Super Simple Inch worm mechanism

Sticklers for the definition of “robot” should simply avert your gaze for the opening title of the video. [Randofo] has posted this beautifully simple inch worm mechanism using only a ruler, some connectors, a switch, a servo, a comb, some batteries, and a couple Tupperware containers. It inches, as it was designed to do, quite well. We’re especially fond of the use of a comb as an easily modifiable switch activator.

Comments

  1. nave.notnilc says:

    good to see well-thought-out mechanics in a simple robot, err, motile electromechanical platform :P

    maybe stick something a little more frictiony on the bottom?

  2. Bob says:

    I fail to see how this is not robotic. Wikipedia defines a robot as “A robot is an automatically guided machine which is able to do tasks on its own, almost always due to electronically-programmed instructions”. Mechanical methods of control for electrical systems is not new. Using a comb for the programming may be rare though.

  3. fartface says:

    Yes if you simplify it down to wiggling back and forth is it’s task. then yes this is a robot.

    I have a robot here, it’s designed to sit there and not move unless picked up.
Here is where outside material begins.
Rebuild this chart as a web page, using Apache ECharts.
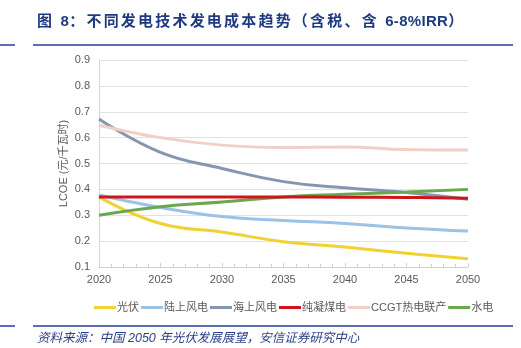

I invented the first rock robot!

    Note: I’ll be more impressed when this “bot” can guide it’s self. I guarentee it cant.

  4. Toolboy says:

    Wikipedia defines dork as one who is out of touch with contemporary trends. Sorry. Many (most) definitions require some sensing of the environment. Like the definition of human, the definition of robot has become increasingly nuanced over the past hundred years.

  5. Ford says:

    I’ll leave the semantics to the rest of you, but that thing is clever. The comb is downright genius.

  6. zerth says:

    A sliding weight perpendicular to the direction of movement would alter the center of gravity enough to make it curve left or right.

  7. jwstolk says:

    /me Invests in switch manufacturers…

  8. Mikey says:

    COOL!

  9. sacko says:

    I would think that a DC motor would have been cheaper and easier to procure while maintaining the same functionality as the servo.

  10. liebesiech says:

    It is Michael Jackson! This walk is unique!!

  11. Ragevortex says:

    Nah man that;s MC Hammer -Cant touch this…
    Anyhow… It’s a pretty interesting project. Would be great to give all the mats to a class as a project and see if they come up with something similar.

  12. strider_mt2k says:

    I like it!
    I’ll try to make one with a motor and some cherry switches. Those things are rated for enough operations for you to tire of the project long before the contacts fail.

  13. Hirudinea says:

    First its inch worms, next thing you know its terminators!

  14. pRoFlT says:

    I thought the little doll head in the background was creapy. I guess im the only one that saw that?

  15. Mad sientist says:

    i think is a long way from inchworm to terminator, is a start tho

  16. Wouter says:

    @profit yes, after 3 times viewing the video, the doll is creapy like hell!

    But this project is awesome, this is basic & dirt cheap. I love it ::thumbs up::

  17. localroger says:

    Some kind of surface under the tupperware that moves easier one way than the other would make this thing far more efficient. If it was something like ratcheted rollers you could then even use it to steer by using a servo to rotate the toe.

  18. Thomas says:

    I made somthing like that when I was 13, but I used wheels that rolled only one way and it made it move alot better.

  19. Tod says:

    @localroger

    As for something easier going one way than another, and keeping with this household item theme (and inspired by BristleBots — toothbrush heads and phone vibrators), I was thinking about slanted toothbrush bristles on the bottom of the tupperware facing the direction of desired motion.

    Obviously, much more could be done to make it do more but the simplicity of design and function are wonderful!

  20. strider_mt2k says:

    This project inspired me to build a something similar out of the industrial scrap where I work.

    Only two parts were provided by me: The Dayton gear motor and the bracket that holds the toggle switch.
    What makes the magic for mine is the wonderful one-way wheel already on it’s own mounting bracket that a co-worker found and offered me for the project.
    It’s clinky-clanky, but it works.